The expected happened tonight at the MGM Grand in Las Vegas. It was how it happened that may have been unexpected.

Bernard Hopkins stopped Oscar De La Hoya at 1:38 of the 9th round to retain his status as the undisputed middleweight champion of the world. Hopkins added De La Hoya’s WBO belt to his WBC, WBA and IBF middleweight belts.

Just four months shy of his 40th birthday, Hopkins—who appeared to be starting to wear De La Hoya down as the fight neared the championship rounds—closed the show with a lethal body shot in the 9th. A jab, a dip of the shoulder and a perfectly placed left hook to the liver left De La Hoya writhing in pain and brought a finality to the ending that was startling, if only in its abruptness.

After the defeat, De La Hoya said, “I tried to do the impossible on paper — beat the middleweight champ coming up from 130 pounds.”

Surprisingly, before Hopkins lived up to his nickname, “The Executioner,” a De La Hoya victory did not seem impossible—unlikely, perhaps … but not impossible.

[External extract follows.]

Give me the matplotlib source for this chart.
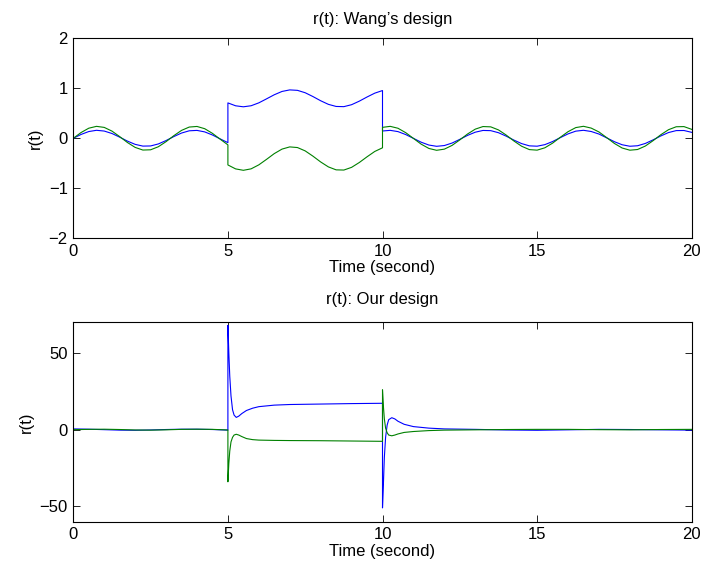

Hopkins seemed surprised by De La  Hoya’s willingness to stand in front of him through the first 3 rounds, and it was De La Hoya who managed to catch the eye, as Hopkins’ performance bordered on pedestrian early on.

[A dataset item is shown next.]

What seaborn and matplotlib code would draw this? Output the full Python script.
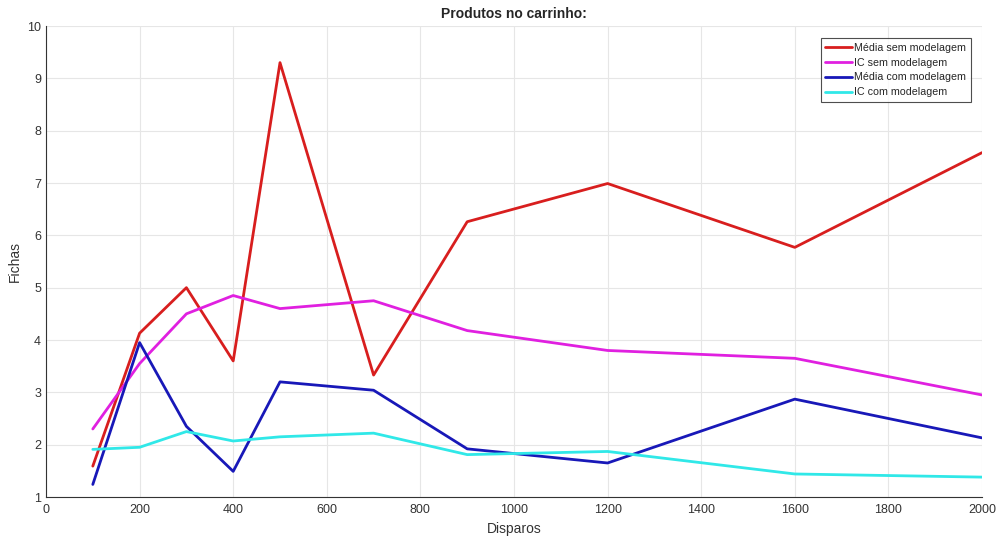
import matplotlib
matplotlib.use("Agg")
import matplotlib.pyplot as plt
import seaborn as sns
import pandas as pd

disparos = [100, 200, 300, 400, 500, 700, 900, 1200, 1600, 2000]
media_sem = [1.59, 4.13, 5.0, 3.6, 9.3, 3.33, 6.26, 6.99, 5.77, 7.58]
ic_sem = [2.3, 3.55, 4.5, 4.85, 4.6, 4.75, 4.18, 3.8, 3.65, 2.95]
media_com = [1.24, 3.95, 2.35, 1.49, 3.2, 3.04, 1.92, 1.65, 2.87, 2.13]
ic_com = [1.91, 1.95, 2.25, 2.07, 2.15, 2.22, 1.81, 1.87, 1.44, 1.38]
series_names = ["Média sem modelagem", "IC sem modelagem", "Média com modelagem", "IC com modelagem"]
colors = ["#d81e1e", "#e020e0", "#1818b8", "#30e8e8"]

rows = []
for name, vals in zip(series_names, [media_sem, ic_sem, media_com, ic_com]):
    for x, v in zip(disparos, vals):
        rows.append({"Disparos": x, "Fichas": v, "serie": name})
df = pd.DataFrame(rows)

sns.set_style("white")
plt.rcParams['font.family'] = ['Liberation Sans', 'DejaVu Sans']

fig = plt.figure(figsize=(9.98, 5.36), dpi=100)
ax = fig.add_axes([46/998, 1-497/536, (982-46)/998, (497-26)/536])
sns.lineplot(data=df, x="Disparos", y="Fichas", hue="serie", hue_order=series_names,
             palette=colors, linewidth=2, ax=ax)
ax.set_xlim(0, 2000)
ax.set_ylim(1, 10)
ax.set_xticks(range(0, 2001, 200))
ax.set_yticks(range(1, 11))
ax.grid(True, color="#e6e6e6", linewidth=0.8)
ax.set_axisbelow(True)
for s in ["top", "right"]:
    ax.spines[s].set_visible(False)
for s in ["left", "bottom"]:
    ax.spines[s].set_color("#333333")
    ax.spines[s].set_linewidth(0.8)
ax.tick_params(axis="both", labelsize=9, colors="#333333", direction="in", length=4, width=0.6)
ax.tick_params(axis="x", pad=5)
ax.set_xlabel("Disparos", fontsize=10, color="#333333")
ax.set_ylabel("Fichas", fontsize=10, color="#333333")
ax.set_title("Produtos no carrinho:", fontsize=10, fontweight="bold", pad=6)
leg = ax.legend(loc="upper right", bbox_to_anchor=((971-46)/936, (497-38)/471), borderaxespad=0,
                fontsize=7.7, frameon=True,
                fancybox=False, edgecolor="#222222", handlelength=2.5, handletextpad=0.2,
                borderpad=0.45, labelspacing=0.45, title=None)
leg.get_frame().set_linewidth(0.8)
fig.savefig("out.png", dpi=100)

“He surprised me a bit by coming straight out and fighting with me. He didn't run and I give him a lot of credit for that,” said Hopkins.

Truthfully, it may have been smoke and mirrors more than anything else for De La Hoya. Although through the early rounds there seemed a chance Hopkins might let the fight get away from him, by the 4th and 5th rounds Hopkins was picking up the pace, and De La Hoya’s prospects seemed to be shrinking, if ever so slightly.

Through the middle rounds Hopkins seemed to sense that the fight may indeed be slipping away from him, and along with a quicker pace, he became more physical in trying to muscle De La Hoya onto the back foot. Still boxing behind the jab and the occasional lead right hand, Hopkins seemed to be taking over the fight as the middle rounds receded into the distance.

De La Hoya appeared to be slowing by the 8th round as Hopkins' blows were no longer followed up by De La Hoya counters, as had been the case in earlier rounds. De La Hoya did finish the 8th round with a left-right combination, but as Hopkins took his stool, ominously, he reminded his corner, “It was my round, it was my round.”

Then … that crunching left hook that left pain and destruction in its wake. It was textbook—found in the kind of textbooks fledgling Executioners study, such was its lethal nature.

From the moment his legs began to buckle, it was clearly over for De La Hoya. As he clawed at the canvas with a combination of desperation and frustration, Oscar De La Hoya’s dream had died a sudden and swift death. The Executioner had left his calling card in brutal fashion.

Following the fight, De la Hoya said he was “proud” of his performance, despite being stopped for the first time in his career.

“My gameplan was to keep moving and watch out for that right hand, and it was working. I put up a good fight but he just caught me. He's the middleweight champion of the world. I tried to do the impossible and I'm proud of my performance.”

Gracious in victory, Hopkins concluded, “At 39, almost 40, it was a very satisfactory win. I told my mother that I wouldn't fight past 40 but I'd love to carry on and fight Roy Jones again.”